Había leído a algunos sabios judíos medievales. Uno de ellos, Hasdai Crescas, decía que el universo era el cuerpo de Dios. Ya excomulgado, Spinoza leyó a Giordano Bruno, filósofo italiano que había muerto en la hoguera en 1600 por pensar, entre otras cosas, que las estrellas eran otros soles y tenían planetas habitados. Bruno decía que el mundo era todo uno. No creía en la separación del cuerpo y la mente e identificaba a Dios con la naturaleza. No es de extrañar que más tarde Spinoza utilizara la frase “Dios, es decir, la naturaleza”. El dios de Spinoza, en el que creía Einstein, era la armonía del cosmos, el hecho de que podamos descubrir orden en el universo.
Einstein reconoce que el conocimiento científico no puede servir como fundamento de la ética. La ciencia busca entender y describir lo que es, pero el conocimiento objetivo de lo que es no puede dar la pauta de lo que debería ser. Para Einstein, el papel de la religión debería consistir sólo en proporcionar fundamentos para un comportamiento ético, pero sin promesas de vida eterna ni amenazas de castigo divino. Aunque la única religión que admite Einstein para sí es la “religión cósmica” —la creencia sin demostración de que la realidad es racional y podemos entenderla por medio de la ciencia—, reconoce que las denominaciones religiosas tradicionales pueden tener una función útil.
Esclarecer [los fines más profundos de la vida] y afianzarlos en la vida emocional del individuo me parece precisamente la función más importante que tiene que desempeñar la religión en la vida social del hombre. Y si se pregunta de dónde emana la autoridad de estos fines puesto que la razón no basta para enunciarlos y justificarlos, sólo se puede contestar: existen en toda sociedad saludable como tradiciones [Ideas and Opinions, p. 42].
Einstein llama religiosa a la confianza que tiene el científico en que la realidad tiene una naturaleza racional, pero no hay que confundir lo religioso con lo sobrenatural. “Cuanto más se familiariza el individuo con la regularidad y el orden de todo lo que acontece —escribe—, más firme se hace su convicción de que no hay cabida, junto a esta regularidad, para causas de otra naturaleza” [Ideas and Opinions, p. 48]. En otras palabras, cuanto más profundamente conoce uno las explicaciones racionales de la ciencia, menos posible le parece que haya fenómenos sobrenaturales.
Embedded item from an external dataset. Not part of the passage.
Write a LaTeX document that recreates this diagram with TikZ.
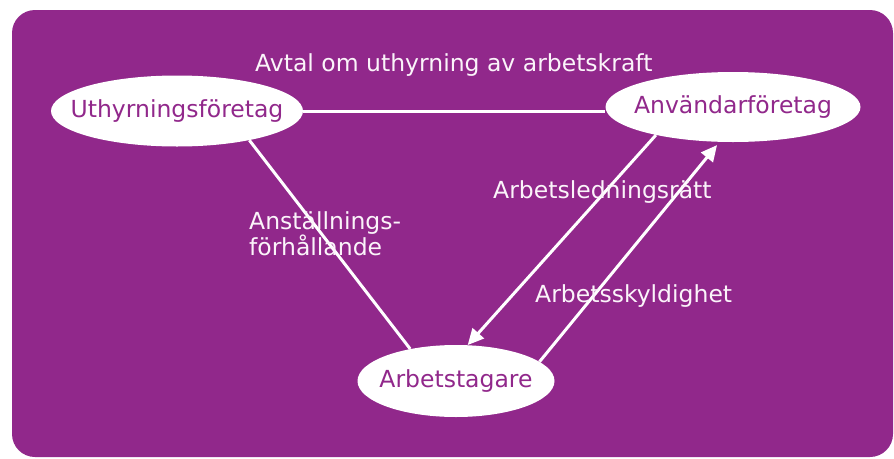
\documentclass[tikz,border=0pt]{standalone}
\usepackage{fontspec}
\setmainfont{DejaVu Sans}
\usetikzlibrary{shapes.geometric,arrows.meta}
\definecolor{bgpurple}{HTML}{91288B}
\definecolor{labelwhite}{HTML}{FBF4FA}
\newcommand{\fixedtext}[1]{\makebox[0pt]{#1}}
\tikzset{
  actor/.style={ellipse, fill=white, draw=none, inner sep=0pt, text=bgpurple,
    font=\fontsize{23.5}{27}\selectfont},
  rel/.style={draw=white, line width=3pt},
  relarrow/.style={rel, -{Triangle[length=16pt,width=15pt]}},
  lbl/.style={inner sep=0pt, text=labelwhite, font=\fontsize{23.5}{25}\selectfont}
}
\begin{document}
\begin{tikzpicture}[x=1pt,y=-1pt]
\useasboundingbox (0,0) rectangle (894,458);
\fill[bgpurple, rounded corners=23pt] (12,10) rectangle (893,457);

\node[actor, minimum width=252pt, minimum height=71pt] (u) at (177,111) {\fixedtext{Uthyrningsföretag}};
\node[actor, minimum width=255pt, minimum height=70pt] (a) at (733,107) {\fixedtext{Användarföretag}};
\node[actor, minimum width=197pt, minimum height=72pt] (t) at (456,381) {\fixedtext{Arbetstagare}};

\draw[rel] (u.east |- 0,111) coordinate (ue) -- (a.west |- 0,111) coordinate (aw);
\draw[rel] (u.-22) -- (t.145);
\draw[relarrow] (a.200) -- (t.72);
\draw[relarrow, shorten >=4pt] (t.13) -- (a.249);

\node[lbl, anchor=base west] (l1) at (255,71) {Avtal om uthyrning av arbetskraft};
\node[lbl, anchor=base west] (l2) at (493,198) {Arbetsledningsrätt};
\node[lbl, anchor=base west] (l3) at (535,302) {Arbetsskyldighet};
\node[lbl, anchor=north west, align=left] (l4) at (249,211) {Anställnings-\\förhållande};
\end{tikzpicture}
\end{document}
El deslumbramiento que produce la comprensión científica se parece mucho a una revelación religiosa y tiene el mismo fundamento psicológico:
Quien haya vivido la intensa experiencia de la [comprensión científica] sentirá una profunda veneración hacia la racionalidad que se manifiesta en la existencia. Por medio de la comprensión el individuo se sacude las cadenas de las esperanzas y deseos personales y así alcanza una actitud metal de humildad frente a la grandeza de la razón encarnada en la existencia […] En mi opinión, esta actitud […] es religiosa en el sentido más elevado de la expresión [p. 49].